Once the Osso Bucco was out of the oven I turned the heat to 450 degrees, and put my baking stone back in to warm up. Just before baking, I wetted my fingers and quickly and deeply jabbed the risen dough with my fingertips, making sure to go to the ends. Then I spread on olive oil, sprinkled some freshly ground sea salt, and some chopped fresh rosemary on the dough. At last, I slid the parchment paper with the two loaves of ciabatta on it into the hot oven. I poured a cup of water into a pie pan in the bottom of the oven and closed the door. Ciabatta doesn’t take as long to bake as a big loaf of bread, so it was ready after only 23 minutes.

Because I had a variety of some small potatoes in the frig I decided to boil them up while the bread baked. I also took this time to zest a lemon for the final plating.
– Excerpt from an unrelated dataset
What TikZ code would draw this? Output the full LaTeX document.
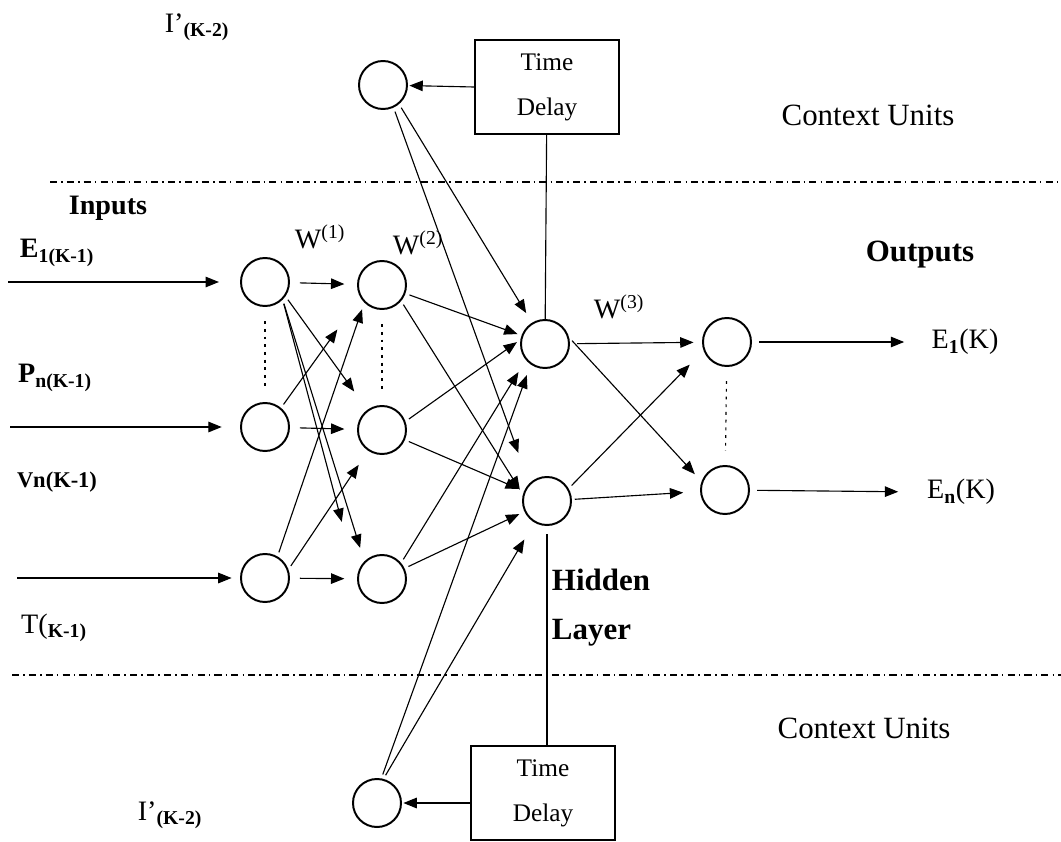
\documentclass[tikz,border=0pt]{standalone}
\usepackage{fontspec}
\setmainfont{Liberation Serif}
\usetikzlibrary{arrows.meta}

\begin{document}
\begin{tikzpicture}[x=0.025cm, y=-0.025cm, every node/.style={align=center},
  neuron/.style={circle, draw, line width=1.4pt, minimum size=1.2cm, inner sep=0pt},
  delaybox/.style={draw, line width=1.1pt, minimum width=3.6cm, minimum height=2.35cm,
    inner sep=0pt, font=\fontsize{18}{32}\selectfont},
  arr/.style={-{Triangle[length=9.5pt,width=7.5pt]}, line width=0.8pt, shorten <=3pt, shorten >=#1},
  arr/.default=4pt,
  wire/.style={line width=0.8pt},
  sep/.style={line width=0.9pt, dash pattern=on 5pt off 3pt on 1pt off 3pt},
  dots/.style={line width=0.8pt, dash pattern=on 2pt off 3.5pt, shorten <=10pt, shorten >=10pt},
  lbl/.style={font=\fontsize{20}{24}\selectfont},
  txt/.style={font=\fontsize{22}{26}\selectfont},
  hdr/.style={font=\fontsize{22}{26}\selectfont\bfseries}]
  \useasboundingbox (0,0) rectangle (1061,842);

  \node[neuron] (I1) at (265,282) {};
  \node[neuron] (I2) at (265,427) {};
  \node[neuron] (I3) at (265,578) {};
  \node[neuron] (H1) at (382,285) {};
  \node[neuron] (H2) at (382,430) {};
  \node[neuron] (H3) at (382,579) {};
  \node[neuron] (J1) at (545,344) {};
  \node[neuron] (J2) at (547,501) {};
  \node[neuron] (O1) at (727,342) {};
  \node[neuron] (O2) at (725,490) {};
  \node[neuron] (C1) at (383,85) {};
  \node[neuron] (C2) at (377,803) {};
  \node[delaybox] (TD1) at (547,87) {Time\\Delay};
  \node[delaybox] (TD2) at (543,793) {Time\\Delay};

  \node[lbl] (ctop) at (197,27) {I'\textsubscript{\textbf{(K-2)}}};
  \node[lbl] (cbot) at (170,815) {I'\textsubscript{\textbf{(K-2)}}};
  \node[txt] (ctxt) at (868,115) {Context Units};
  \node[txt] (ctxb) at (864,728) {Context Units};
  \node[lbl] (inp) at (108,208) {\textbf{Inputs}};
  \node[hdr] (outp) at (920,255) {Outputs};
  \node[lbl] (lE) at (57,253) {\textbf{E\textsubscript{1(K-1)}}};
  \node[lbl] (lP) at (55,378) {\textbf{P\textsubscript{n(K-1)}}};
  \node[font=\fontsize{16}{19}\selectfont\bfseries] (lV) at (57,482) {Vn(K-1)};
  \node[lbl] (lT) at (54,628) {T(\textsubscript{\textbf{K-1)}}};
  \node[lbl] (w1) at (320,237) {W\textsuperscript{(1)}};
  \node[lbl] (w2) at (418,243) {W\textsuperscript{(2)}};
  \node[lbl] (w3) at (619,307) {W\textsuperscript{(3)}};
  \node[hdr, anchor=west] (hid) at (547,580) {Hidden};
  \node[hdr, anchor=west] (lay) at (547,633) {Layer};
  \node[lbl] (E1K) at (965,342) {E\textsubscript{\textbf{1}}(K)};
  \node[lbl] (EnK) at (961,492) {E\textsubscript{\textbf{n}}(K)};

  \coordinate (srcE) at (8,282);
  \coordinate (srcV) at (10,427);
  \coordinate (srcT) at (17,578);

  \draw[sep] (50,182) -- (1061,182);
  \draw[sep] (12,675) -- (1061,675);
  \draw[dots] (I1) -- (I2);
  \draw[dots] (H1) -- (H2);
  \draw[dots] (O1) -- (O2);

  \draw[arr=15pt, shorten <=0pt] (srcE) -- (I1);
  \draw[arr=13pt, shorten <=0pt] (srcV) -- (I2);
  \draw[arr=6pt, shorten <=0pt] (srcT) -- (I3);

  \draw[arr=9pt, shorten <=7pt] (I1) -- (H1);
  \draw[arr=16pt] (I1.-35) -- (H2);
  \draw[arr=42pt] (I1.-45) -- (H3.west);
  \draw[arr=10pt] (I1.-45) -- (H3.135);
  \draw[arr=28pt] (I2.50) -- (H1.210);
  \draw[arr=9pt, shorten <=7pt] (I2) -- (H2);
  \draw[arr=5pt] (I3.60) -- (H1.225);
  \draw[arr=12pt] (I3.20) -- (H2);
  \draw[arr=9pt, shorten <=7pt] (I3) -- (H3);

  \draw[arr=3pt] (H1) -- (J1);
  \draw[arr=4pt] (H1.-40) -- (J2.165);
  \draw[arr=3pt] (H2.20) -- (J1.170);
  \draw[arr] (H2) -- (J2);
  \draw[arr=10pt] (H3.40) -- (J1.220);
  \draw[arr] (H3) -- (J2);
  \draw[arr=8pt] (C1.-50) -- (J1);
  \draw[arr=23pt] (C1.-65) -- (J2.135);
  \draw[arr=8pt] (C2.80) -- (J1.235);
  \draw[arr=14pt] (C2.75) -- (J2);

  \draw[arr=6pt, shorten <=5pt] (J1) -- (O1);
  \draw[arr=7pt] (J1.15) -- (O2.160);
  \draw[arr=14pt] (J2.30) -- (O1.200);
  \draw[arr=12pt, shorten <=2pt] (J2) -- (O2);
  \draw[arr=16pt, shorten <=5pt] (O1) -- (E1K.west);
  \draw[arr=17pt, shorten <=5pt] (O2) -- (EnK.west);

  \draw[arr=1pt, shorten <=0pt] (TD1.west) -- (C1);
  \draw[arr=1pt, shorten <=0pt] (C2 -| TD2.west) -- (C2);
  \draw[wire] (TD1) -- (J1);
  \draw[wire, shorten <=6pt] (J2) -- (J2 |- TD2.north);
\end{tikzpicture}
\end{document}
Once a simple salad and a glass of my homemade Chilean Carmenere/Acabernet Sauvignon 2007 were on the table, I was ready to plate the Osso Bucco.

I had to be careful with the lamb though as once I cut the twine I knew it would want to fall off the bone. So first I scooped out the vegetables with slotted spoon, and put them on the plate, then carefully lifted out the lamb shanks and placed them on top. Using a ladle I poured some of the sauce over the shanks. I cut the twine with a few quick snips, added the drained boiled potatoes, dropped the lemon zest onto the lamb shanks and added two pieces of bread to each plate.




Our dinner was everything I hope 2010 to be; richly flavored, tender and juicy. The fresh bread sopped up the sauce with the added flavor of the rosemary. AHHHHHH.




Dessert was just a dish of vanilla ice cream which Ken drizzled with our chocolate raspberry port.

What a delicious feast and a wonderful way to toast in 2010!  May we all have an Osso Bucco Year!